It’s cold and wet, and the first snowfall is here. I drove over the whitened mountain pass at Brünig to go to Lucerne today, visited the Christmas market and took my freshly-serviced X100V with me in the hope of getting some Christmas scenes. I seem to try every year to take some picturesque Christmas scenes, but somehow have a lot of difficulty in doing so.
In my mind, Christmas scenes should be old-fashioned and lacking in modern aspects. But wherever I look, there seems to be something spoiling each potential view. Where the snow is deep and crisp and even, the scene isn’t Christmassy; where the glittering lights and Christmas trees are around, there are modern shop frontages and people in brightly-coloured puffer jackets. Christmas markets are nice to visit, but they’re all full of people getting in the way and much more suited to buying wooden trinkets and melted cheese than trying to capture a scene for a future December page on a calendar.
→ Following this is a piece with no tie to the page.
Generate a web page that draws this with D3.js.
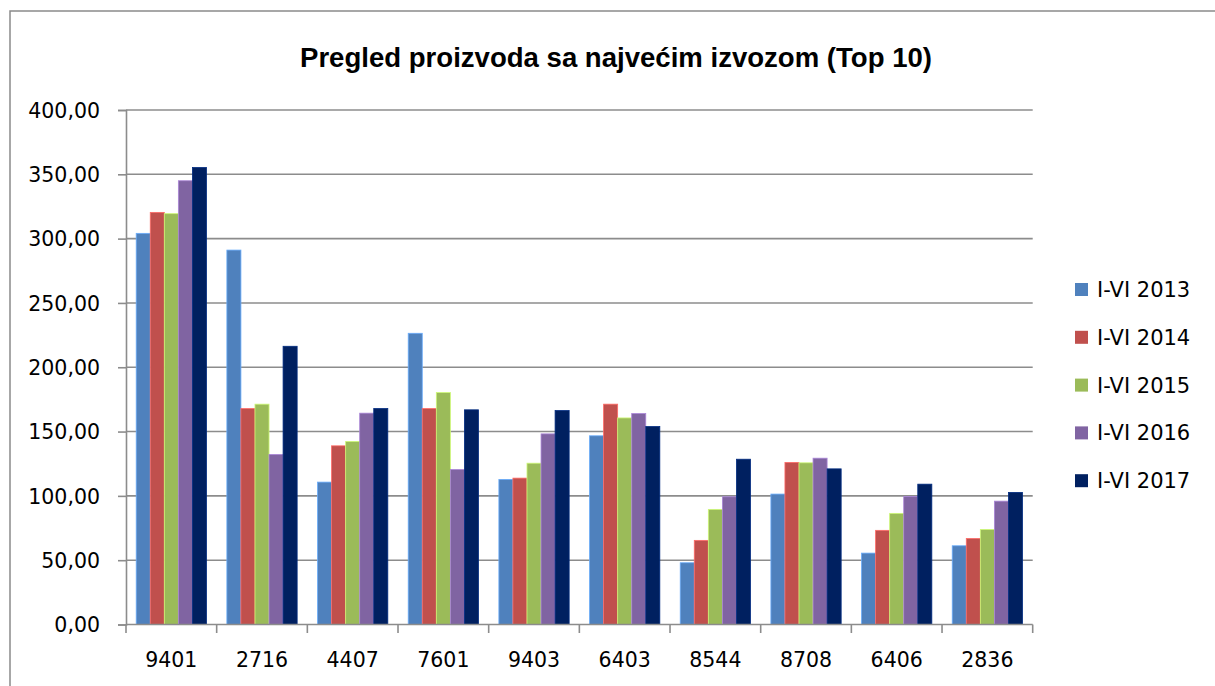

But it doesn’t matter in the end. Images are for my own pleasure these days and the experience is usually more important than the image. I capture the scenes I like and don’t try to force a scene which I don’t find interesting or notable. When I was in my mid-twenties, I worked in an off-license on weekend evenings and drove up to London to capture pools of light in the dark city, when most other people were drunk or asleep. These pools of light are still what draw me, and it was they which caught my eye during the last quarter-of-an-hour in the cold, wet streets; much more than the twinkling fairy lights on the restaurants or the wet snow dripping from the market tarpaulins.